Crimes and Misdemeanors

Talented film director Roman Polanski was accused and convicted of raping a 13-year-old girl some thirty years ago. There was some sympathy for him at the time. His wife Sharon Tate had been brutally murdered by the Manson “family” and he was in a state of emotional shock. But he fled the United States and lived in France and travelled pretty freely, avoiding the United States for obvious reasons, and cemented his reputation as a man of many talents.

Last week he was arrested in Switzerland and awaits possible extradition to the United States of America which has a treaty with Switzerland and has for many years reiterated its international warrant for his arrest. The world of the glitterati is up in arms. What is the rape of the 13-year-old, they mutter, when compared to the great contribution of artistic endeavor? Rather like those who argued the Nazis could not possibly be so bad, brought up as they were on Beethoven and Heine. If even the victim has called for clemency why hound the poor man? After all, he is not a war criminal or a mass murderer, whose heinous crimes merit hounding till the end of his days. He is an artist.

Nevertheless, any philosopher of ethics or of law will agree that someone found guilty by a legitimate and open court of law is guilty unless and until that verdict is overturned. And I am prepared to wager that a way will be found to let him go. Nowadays it seems morality is not the issue so much as public sentiment.

Nearly two thousand years ago, in the third century, a great Jew called Samuel, living the Persian Empire, declared, “The Law of the Land is the Law”, which ever since has bound Jews in civil matters to accept the government and laws of whichever country they may live in. But about seven hundred years later another great Jew, living in Spain, Solomon Ben Aderet (1235-1310) known as the Rashba, declared that this only applies where the law of the land is applied fairly and equally to everyone. Otherwise there is no rule of law and under such circumstances self-interest trumps the random and unjust demands of the ruling authority that tended to victimize Jews (and indeed Muslims).

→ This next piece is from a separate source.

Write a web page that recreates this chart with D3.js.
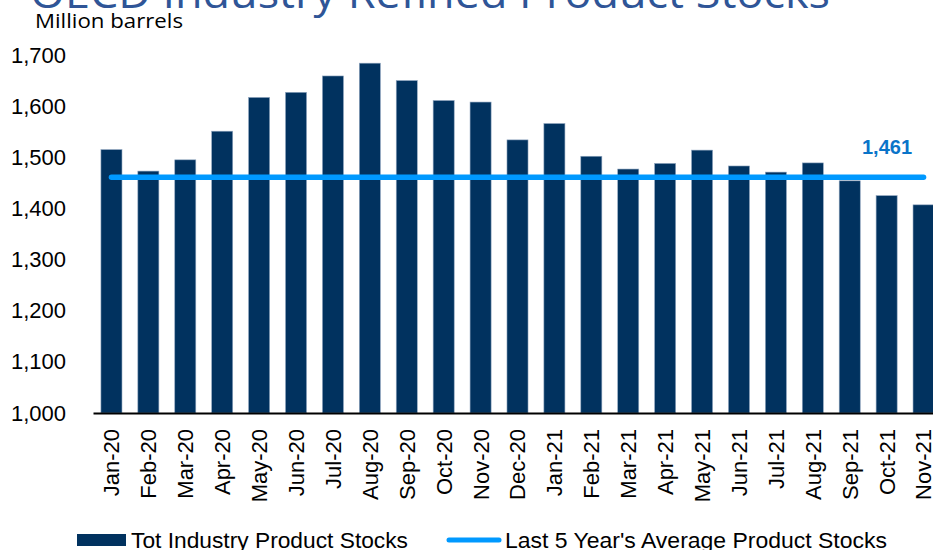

Now let us turn to Israel. If Israel or its soldiers have committed crimes they must be prosecuted, as indeed Israeli law does prosecute its criminals, whether civil or military. One can argue about whether they do it fairly or not, and there is a Supreme Court to which all citizens may apply equally regardless of race or religion, that is not as enslaved to the political authorities as many claim. If Israel were to be found to have transgressed any international laws then she should and must be prosecuted too. No one should be above the law.

But where the law is not being applied fairly or evenly then one is clearly not under any moral obligation to accept it, although one is still under a moral obligation to examine one’s own actions to determine their morality or lack thereof. Those of us who are religious will hold ourselves bound by a higher authority, regardless of others; although I fear there are religious leaders who will interpret that authority to suit themselves.

Now I ask you, members of the jury, isn’t it true that judges are supposed to be objective? Is it not the case that if a judge is known to be biased he is unfit to be a judge? The United Nations, or to be more precise the UN Human Rights Council, has just issued a report entitled Human Rights in Palestine and Other Occupied Arab Territories: Report of the United Nations Fact Finding Mission on the Gaza Conflict, now commonly known as the Goldstone Report after its head. One of its members was Christine Chinkin–read this to see if you think she might be objective.

Even former UN High Commissioner for Human Rights Mary Robinson, hardly biased in favor of Israel, described the Human Rights Council as having a practice of “adopting resolutions guided not by human rights, but by politics”. She had declined to head the fact-finding mission that produced the report, herself, specifically citing its exclusive focus on Israel.

The United Nations is a disgrace and a farce and unfit to pass judgment on anything. If its halls can reverberate with applause for an Iranian anti-Semite, then it is not fit to be a sewage plant. If the Human Rights Council which called for this report can have dictators as its chairs, it is already a disgrace to its name. But if it can appoint a person to pass moral judgment who has already and previously publicly stated that Israel is guilty of war crimes in Gaza, then how is that different than a judge declaring the plaintiff guilty before a word of the trial has been spoken? In all fairness, how can an organization that has not prosecuted equal and graver crimes by other egregious regimes and conflicts sit in judgment of one it has already previously condemned year after year with no hint of reciprocity or balance? If Israel is condemned for blockading Gaza why is not Egypt?

As much as it is our moral obligation as Jews to prosecute war crimes, it is our moral obligation to repudiate judgments until they are seen to be fair. The United Nations and its agencies are an absolute disgrace to humanity and justice and we must ignore them. As the Midrash says, “Let din velet dayan”, there is neither law nor judge.